One of the greatest joys of the three-season trajectory of this show, is the way it allows for Annie’s world to open up. Annie, an up-and-coming journalist at an alt weekly, swings big and screws up and tries again, and she does so more than ever this time around, having (mostly) shed her loser ex-boyfriend, Ryan (Luka Jones), redoubled her commitment to her BFF-ship with roommate Fran (Lolly Adefope, who shines brighter than ever), and geared herself up to fight for the articles she actually cares about. Her demeaning boss (John Cameron Mitchell) might refer to Annie’s beat as “Yas, fat queen!” articles, but by the final episode, it’s clear that Annie is on the path to finding her authentic voice in work and in life—even if, sadly, we don’t get to see her use it in ensuing seasons.

When I ask Bryant how she feels about ending the show with its third season, she’s introspective. “It’s a weird feeling, but I’m really proud of what we made. I think it lands in a place that feels really natural to me...like, there is no finish line, but working on yourself and growing and finding your own self-worth is an ongoing battle that we’re all in. I think it ends on sort of a realistic note in that way, rather than being like, ‘This is my fight song.’” It’s true that to end with a bang would be antithetical to Shrill’s entire mode, which has always front-loaded the whimpers of everyday life—the professional setbacks, the romantic disappointments, the texts sent and quickly regretted—with near-surgical precision.

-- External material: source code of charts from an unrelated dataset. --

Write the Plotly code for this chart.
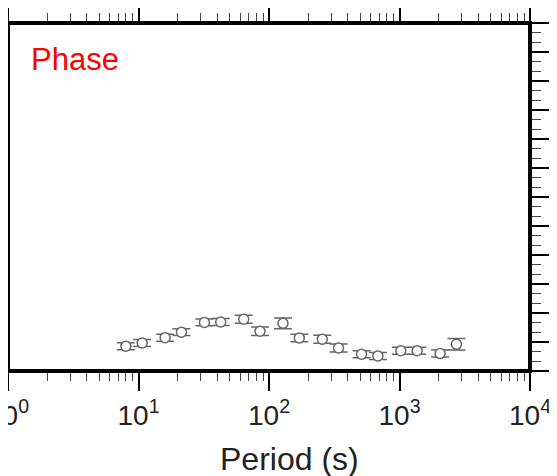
import plotly.graph_objects as go

# Data read from the reference chart
periods = [8.0, 10.67, 16.0, 21.33, 32.0, 42.67, 64.0, 85.33, 128.0, 170.67,
           256.0, 341.33, 512.0, 682.67, 1024.0, 1365.33, 2048.0, 2730.67]
phase = [-154.4, -151.0, -145.5, -139.8, -129.7, -129.3, -126.5, -138.9, -130.7,
         -145.9, -147.2, -156.2, -162.7, -164.4, -159.0, -159.0, -162.0, -152.4]
phase_err = [3.6, 3.6, 3.6, 3.6, 3.6, 3.6, 4.1, 4.3, 5.5,
             3.9, 4.1, 4.1, 3.6, 3.6, 3.6, 3.6, 3.6, 5.9]

x_tickvals = [1, 10, 100, 1000, 10000]
x_ticktext = ["10<sup>0</sup>", "10<sup>1</sup>", "10<sup>2</sup>", "10<sup>3</sup>", "10<sup>4</sup>"]

gray = "#666666"

fig = go.Figure()
fig.add_trace(go.Scatter(
    x=periods, y=phase, mode="markers",
    marker=dict(symbol="circle", size=10, color="white",
                line=dict(color=gray, width=1.5)),
    error_y=dict(type="data", array=phase_err, visible=True,
                 color=gray, thickness=1.5, width=9),
    showlegend=False,
))

fig.update_layout(
    width=557, height=476,
    margin=dict(l=0, r=35, t=15, b=113, autoexpand=False),
    paper_bgcolor="white", plot_bgcolor="white",
    font=dict(family="Liberation Sans, Arial, sans-serif", color="#222222"),
    xaxis=dict(
        type="log", range=[0, 4], automargin=False,
        tickmode="array", tickvals=x_tickvals, ticktext=x_ticktext,
        ticks="outside", ticklen=19, tickwidth=2, tickcolor="black",
        mirror="allticks", showline=False, showgrid=False, zeroline=False,
        tickfont=dict(size=28, family="Liberation Sans, Arial, sans-serif", color="#222222"),
        ticklabeloverflow="allow",
        minor=dict(ticks="outside", ticklen=9, tickwidth=1, tickcolor="#444444",
                   dtick="D1", showgrid=False),
    ),
    yaxis=dict(
        range=[-180, 180], dtick=30, tick0=0, automargin=False,
        ticks="outside", ticklen=19, tickwidth=2, tickcolor="black",
        mirror="allticks", showline=False, showgrid=False, zeroline=False,
        showticklabels=False,
        minor=dict(ticks="outside", ticklen=10, tickwidth=1, tickcolor="#444444",
                   dtick=10, showgrid=False),
    ),
    shapes=[dict(type="rect", xref="paper", yref="paper", x0=0, y0=0, x1=1, y1=1,
                 line=dict(color="black", width=4), layer="above")],
    annotations=[
        dict(text="Phase", xref="paper", yref="paper", x=0.04, y=0.894,
             xanchor="left", yanchor="middle", showarrow=False,
             font=dict(family="Liberation Sans Narrow, Arial Narrow, Liberation Sans, sans-serif",
                       size=31, color="red")),
        dict(text="Period (s)", xref="paper", yref="paper", x=0.54, y=-0.253,
             xanchor="center", yanchor="middle", showarrow=False,
             font=dict(family="Liberation Sans, Arial, sans-serif", size=32, color="#222222")),
    ],
)

fig.write_html("out.html")
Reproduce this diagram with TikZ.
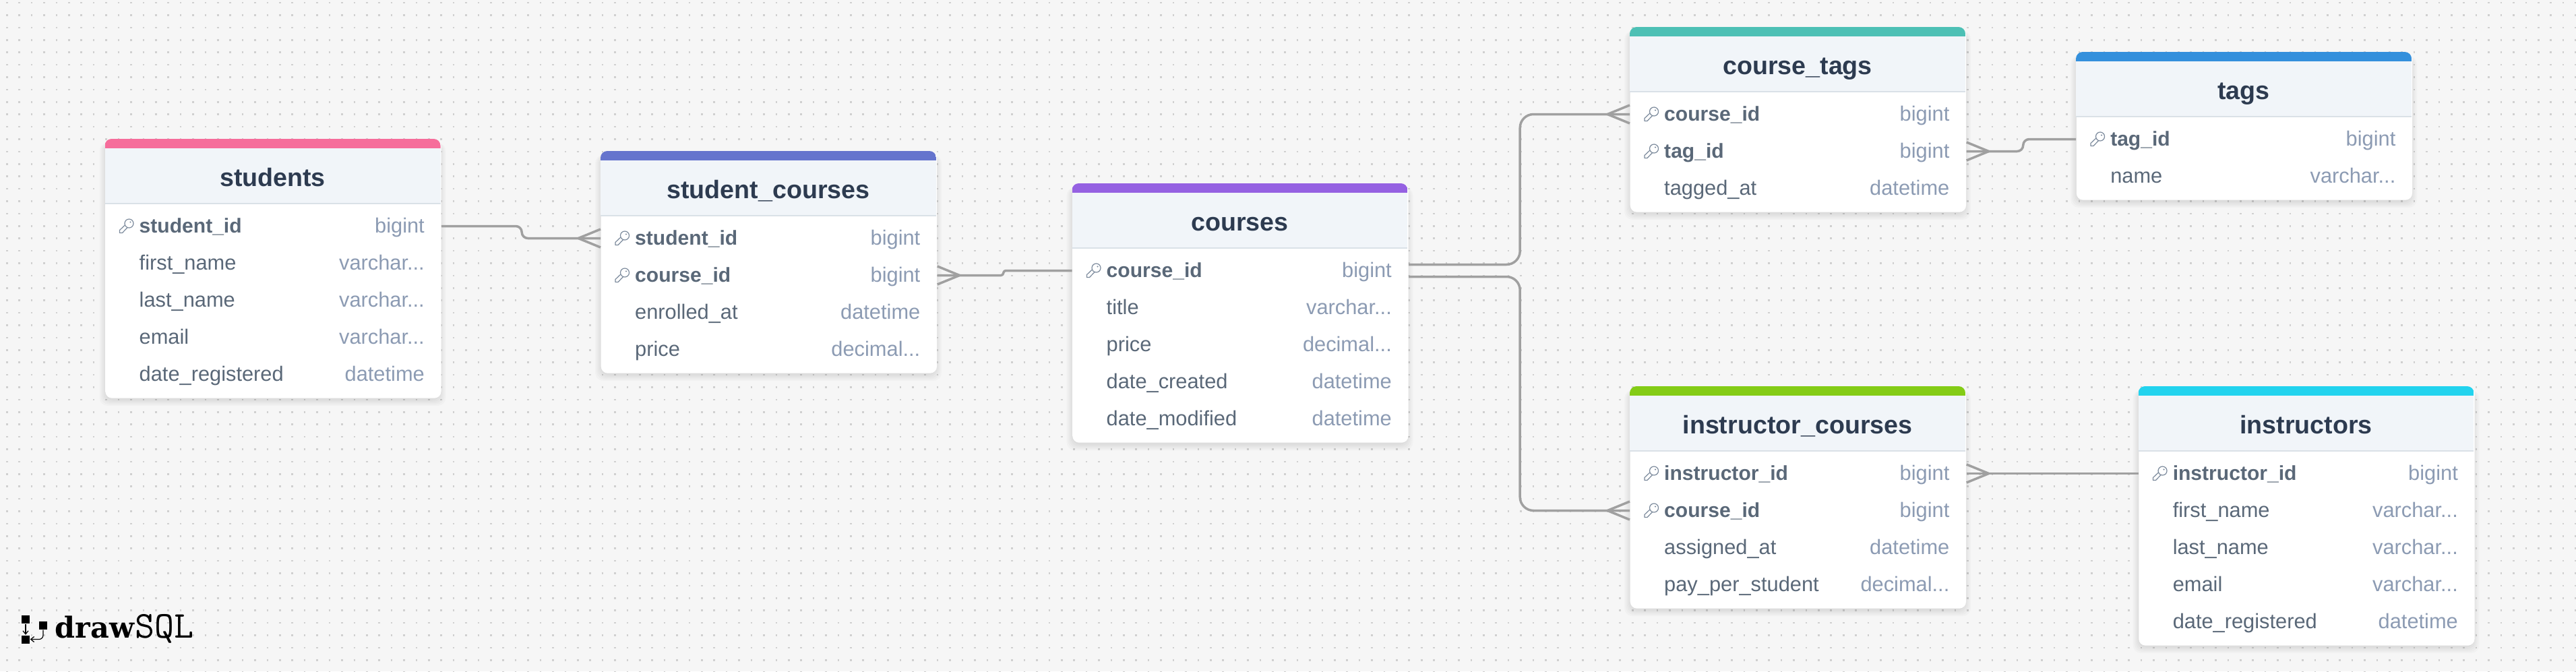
\documentclass[tikz,border=0pt]{standalone}
\usepackage{fontspec}
\setmainfont{Liberation Sans}
\newfontfamily\logobold{DejaVu Serif}
\usetikzlibrary{arrows.meta}

\definecolor{canvas}{HTML}{F6F6F6}
\definecolor{griddot}{HTML}{D0D0D0}
\definecolor{headfill}{HTML}{F1F5F9}
\definecolor{headrule}{HTML}{DAE1E7}
\definecolor{titlecol}{HTML}{2D3B50}
\definecolor{fieldcol}{HTML}{5A6878}
\definecolor{typecol}{HTML}{8C9BB3}
\definecolor{keycol}{HTML}{7C8A9C}
\definecolor{relcol}{HTML}{A0A0A0}
\definecolor{pinkbar}{HTML}{F66D9B}
\definecolor{indigobar}{HTML}{6574CD}
\definecolor{purplebar}{HTML}{9561E2}
\definecolor{tealbar}{HTML}{4DC0B5}
\definecolor{bluebar}{HTML}{3490DC}
\definecolor{limebar}{HTML}{84CC16}
\definecolor{cyanbar}{HTML}{22D3EE}

\tikzset{
  griddots/.style={griddot, line width=.026cm, dash pattern=on .026cm off .158cm},
  tablebody/.style={fill=white, rounded corners=.1cm, minimum width=4.98cm, inner sep=0pt, anchor=north west},
  tabletitle/.style={anchor=base, font=\fontsize{10.7pt}{12pt}\selectfont\bfseries, text=titlecol, inner sep=0pt},
  fieldrow/.style={anchor=west, inner sep=0pt, text height=.24cm, text depth=.05cm, text=fieldcol, font=\fontsize{8.76pt}{10pt}\selectfont},
  fieldtype/.style={anchor=east, inner sep=0pt, text height=.24cm, text depth=.05cm, text=typecol, font=\fontsize{8.76pt}{10pt}\selectfont},
  keyrow0/.style={},
  keyrow1/.style={font=\fontsize{8.55pt}{10pt}\selectfont\bfseries},
  keyicon0/.pic={},
  keyicon1/.pic={
    \draw[keycol, line width=.012cm, fill=white, line join=round]
      (-1.8,-1.8) -- (-10,6) -- (-10,10) -- (-6,10) -- (1.8,1.8);
    \draw[keycol, line width=.012cm, fill=white] (4,-4) circle (6.5);
    \fill[keycol] (6,-6) circle (1.2);
  },
  rel/.style={relcol, line width=.035cm, line join=round},
  logobox/.style={fill=black, minimum size=.12cm, inner sep=0pt},
  logoline/.style={black, line width=.012cm, -{Straight Barb[length=.05cm, width=.08cm]}},
}

\newcommand{\vchar}{varchar...}
\newcommand{\dcml}{decimal...}

% name, colour, left, top, rows, title, fields
\newcommand{\dbtable}[7]{
  \foreach \g in {8,6,4,2,0}
    \fill[black, opacity=.02, rounded corners=.12cm] (#3-\g,#4+6) rectangle (#3+498+\g,#4+113+55*#5+\g);
  \node[tablebody, minimum height={(109+55*#5)*.01cm}] (#1) at (#3,#4) {};
  \begin{scope}
    \clip[rounded corners=.1cm] (#3,#4) rectangle (#3+498,#4+109+55*#5);
    \fill[#2] (#3,#4) rectangle (#3+498,#4+14);
    \fill[headfill] (#3,#4+14) rectangle (#3+498,#4+96);
    \draw[headrule, line width=.02cm] (#3,#4+96) -- (#3+498,#4+96);
  \end{scope}
  \node[tabletitle] (#1-title) at (#3+249,#4+70) {#6};
  \foreach \fname/\ftype/\fkey [count=\i] in {#7} {
    \node[fieldrow, keyrow\fkey] (#1-\i) at (#3+50.5,#4+74.5+55*\i) {\fname};
    \node[fieldtype] (#1-type\i) at (#3+475,#4+74.5+55*\i) {\ftype};
    \pic at (#3+32,#4+74.5+55*\i) {keyicon\fkey};
  }
}

% edge point, signed length
\newcommand{\crowfoot}[2]{
  \draw[rel] #1 ++(0,-13.5) -- ++(#2,13.5) -- ++(-#2,13.5);
}

\begin{document}
\begin{tikzpicture}[x=.01cm, y=-.01cm]
\useasboundingbox (0,0) rectangle (3822,996);
\fill[canvas] (0,0) rectangle (3822,996);
\foreach \row in {0,...,54}
  \draw[griddots] (9,4.1+18.4*\row) -- (3822,4.1+18.4*\row);

% tables
\dbtable{students}{pinkbar}{155.5}{206}{5}{students}{student\_id/bigint/1, first\_name/\vchar/0, last\_name/\vchar/0, email/\vchar/0, date\_registered/datetime/0}
\dbtable{stcourses}{indigobar}{891}{224}{4}{student\_courses}{student\_id/bigint/1, course\_id/bigint/1, enrolled\_at/datetime/0, price/\dcml/0}
\dbtable{courses}{purplebar}{1590.5}{272}{5}{courses}{course\_id/bigint/1, title/\vchar/0, price/\dcml/0, date\_created/datetime/0, date\_modified/datetime/0}
\dbtable{ctags}{tealbar}{2418}{40}{3}{course\_tags}{course\_id/bigint/1, tag\_id/bigint/1, tagged\_at/datetime/0}
\dbtable{tags}{bluebar}{3080}{77}{2}{tags}{tag\_id/bigint/1, name/\vchar/0}
\dbtable{incourses}{limebar}{2418}{573}{4}{instructor\_courses}{instructor\_id/bigint/1, course\_id/bigint/1, assigned\_at/datetime/0, pay\_per\_student/\dcml/0}
\dbtable{instructors}{cyanbar}{3172.5}{573}{5}{instructors}{instructor\_id/bigint/1, first\_name/\vchar/0, last\_name/\vchar/0, email/\vchar/0, date\_registered/datetime/0}

% relations
\draw[rel, rounded corners=.09cm]
  (students.east |- students-1) -- ++(119,0) |- (stcourses.west |- stcourses-1);
\crowfoot{(stcourses.west |- stcourses-1)}{-33}
\draw[rel, rounded corners=.035cm]
  (stcourses.east |- stcourses-2) -- ++(98,0) |- (courses.west |- courses-1);
\crowfoot{(stcourses.east |- stcourses-2)}{33}
\draw[rel, rounded corners=.2cm]
  (courses.east |- courses-1) ++(0,-9) -- ++(165,0) |- (ctags.west |- ctags-1);
\crowfoot{(ctags.west |- ctags-1)}{-33}
\draw[rel, rounded corners=.2cm]
  (courses.east |- courses-1) ++(0,9) -- ++(165,0) |- (incourses.west |- incourses-2);
\crowfoot{(incourses.west |- incourses-2)}{-33}
\draw[rel, rounded corners=.09cm]
  (ctags.east |- ctags-2) -- ++(84,0) |- (tags.west |- tags-1);
\crowfoot{(ctags.east |- ctags-2)}{33}
\draw[rel]
  (incourses.east |- incourses-1) -- (instructors.west |- instructors-1);
\crowfoot{(incourses.east |- incourses-1)}{33}

% logo
\node[logobox] (logoa) at (38,919) {};
\node[logobox] (logob) at (64,928) {};
\node[logobox] (logoc) at (38,948.5) {};
\draw[logoline] (logoa) -- (logoc);
\draw[logoline, rounded corners=.06cm] (logob) |- (logoc);
\node[inner sep=0pt, anchor=base west, font=\logobold\bfseries\fontsize{12.2pt}{13pt}\selectfont] (logodraw) at (81,946) {draw};
\node[inner sep=0pt, anchor=base west, font=\ttfamily\fontsize{16pt}{17pt}\selectfont] (logosql) at (200,946) {SQL};
\end{tikzpicture}
\end{document}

Bryant is excited about releasing this final installment—“I really think this season is our best yet,” she says—particularly after the uncertainty of the past year, during which the Shrill writers’ room worked primarily on Zoom. When I tell Bryant I often had to watch Annie’s scenes through my fingers because I felt so much secondhand anxiety, she laughs and says: “We came up with this idea of Annie as a well-intentioned person who wants things to be good, but...they aren’t always. We really wanted it to feel real.” (Episode four, in which Annie writes a too-glowing profile of what essentially amounts to a fundamentalist compound, stands out as a particularly cringey watch. But it also feels refreshing to watch a show that trusts its protagonist to be wrong.)

Despite the “bittersweet” feeling of seeing Shrill end, there’s plenty on the horizon for Bryant. “If you include development, I’ve been working on this show for about four years now, and then with SNL at the same time.... It didn’t leave me much space for anything else,” she says. “In that time, I’ve had new ideas and little things that I’ve worked on, but nothing where I had the time to actually invest in it. Now I finally have that time and I’m working on new stuff, and it’s like, ‘Oh, this is exciting.’ There are shreds of what I’ve learned on Shrill, but there’s stuff that I’m ready to explore in a new way. I feel only excited.” By the end of Shrill, Annie has so many new stories to tell, both about who she is and how she sees the world; the same is clearly true of Bryant, and based on her track record, the odds are good that any story she chooses to tell will be worth hearing.